Socialism (public control of production) serves important needs having little profit motive, or for which a profit motive would compromise the public interest: defense, general education, public health and safety, law and justice, and such. But taken to an extreme, it can become authoritarian oppression.

Capitalism’s incentives to innovate and excel have produced the greatest prosperity in history. Yet left to itself, it generates destructive boom-and-bust cycles. It also gives rise to extreme stratification: a tiny clique of wealthy and powerful industrialists, bankers, and speculators; a modest middle class of merchants and professionals; and a huge population of poor, both employed and unemployed — a picture of “robber baron” America, circa 1900.

But these aren’t the only options. For example, business authority prefers to set wages and hours for its own benefit, often to the detriment of employees. Unionism challenges that narrow authority, to make wealth distribution proportional to individuals’ contributions to wealth production; but overdone, it can price some workers out of the job market.

Every system has merits and flaws. This is why successful societies use a mix of systems, the assets of each balancing the liabilities of the others.
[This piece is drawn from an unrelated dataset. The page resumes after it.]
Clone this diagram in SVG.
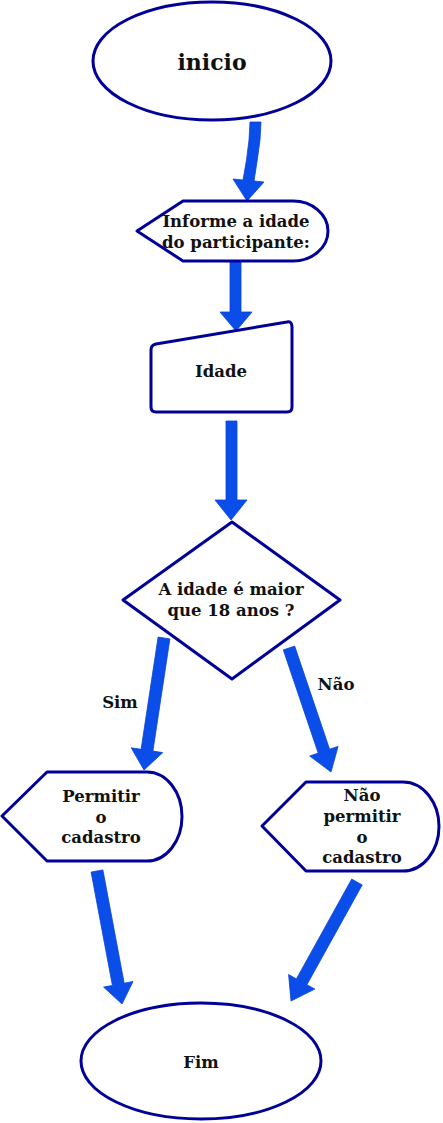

Mr. Lecklider continues: “Unemployment is a natural occurrence corrected by a vibrant economy free from the taxes, rules and regulations. …” True, cyclical unemployment is natural; 6 percent is deemed normal, for there are always people in transition between jobs or training for new skills. However, unemployment due to automation is neither cyclical nor self-correcting. When it accumulates, consumer demand wanes, depriving the economy of its correcting “vibrancy” (cash flow).

The reality of automation will continue indefinitely, and unemployment will rise correspondingly, until the “rules and regulations” decried by some are adjusted to bring employment, personal income, consumer demand, business volume, and profit back into balance at sustainable levels. Complicated? Yes. So is reality, and intelligent management of complexity helps us deal effectively with it when simplism fails. This applies not just to economics, but to nearly every field of endeavor.


The notion that matters must distill to either of two alternatives, with no overlap or other options, is an oversimplification called “false dilemma.”